Sure, the workflow has been attached

Thanks all

knime_full_outer_join.zip

thor · September 19, 2014, 11:21am

I can confirm the problem. It has something to do with the amount of available memory. Your example workflow works fine with 1GB of heap space, but produces the wrong result with only 768MB. We will look into it. So far you may try to increase the memory available to KNIME.

nik · September 22, 2014, 9:41am

Ok Thor, a heap memory lack is always possible but important for us would be being informed by a warning/alarm in order to handle the error.

Please let us know,

thanks a lot

thor · September 22, 2014, 9:46am

The Joiner was constructed to handle low-memory conditions by itself. However, there was a bug in the implementation that caused duplicate rows for right and full outer joins. This is fixed in 2.10.2 which will be released today.
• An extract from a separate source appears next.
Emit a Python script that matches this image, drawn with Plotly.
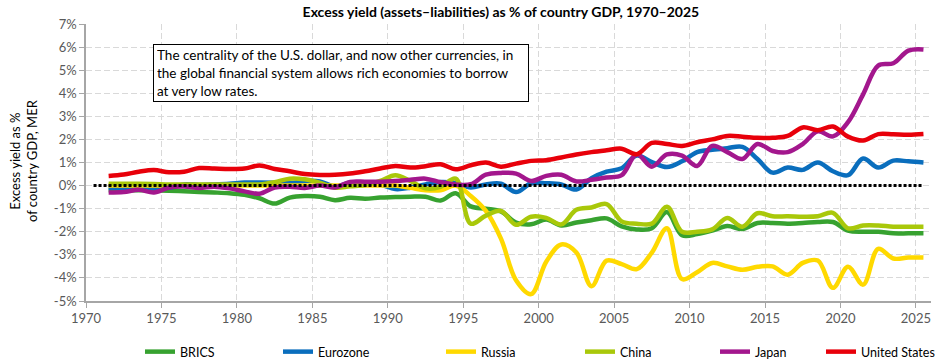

nik · September 23, 2014, 11:04am

Hi thor,

I have seen that with the new release 2.10.2 the node works perfectly well.

The result I get is now correct and also the low-memory condition handling works perfectly fine, the speed may slow down but when the node ends the result is correct.

Thanks you all

weskamp · September 23, 2014, 6:58pm

Hi All,

good to hear that the issue is fixed - thanks a lot. I guess that the Joiner-node is still among the most heavily used nodes.

Nils

armingrudd · December 16, 2017, 2:59pm

I have 2 tables one with about 3000 rows and the other 8000 rows.

when I use full outer join for these tables (on a specific column), it matters to connect which table to which input port of the joiner. If I connect the smaller table to the left (top) port, the output is the same as smaller table (number of the rows) and if I use the larger table as left table, again the output number of the rows is the same as the larger table.

Is it normal? I expect to have at least the same row number as the larger table in both cases not only when use it as the left table. Why do the results differ when I change the input ports in full outer join?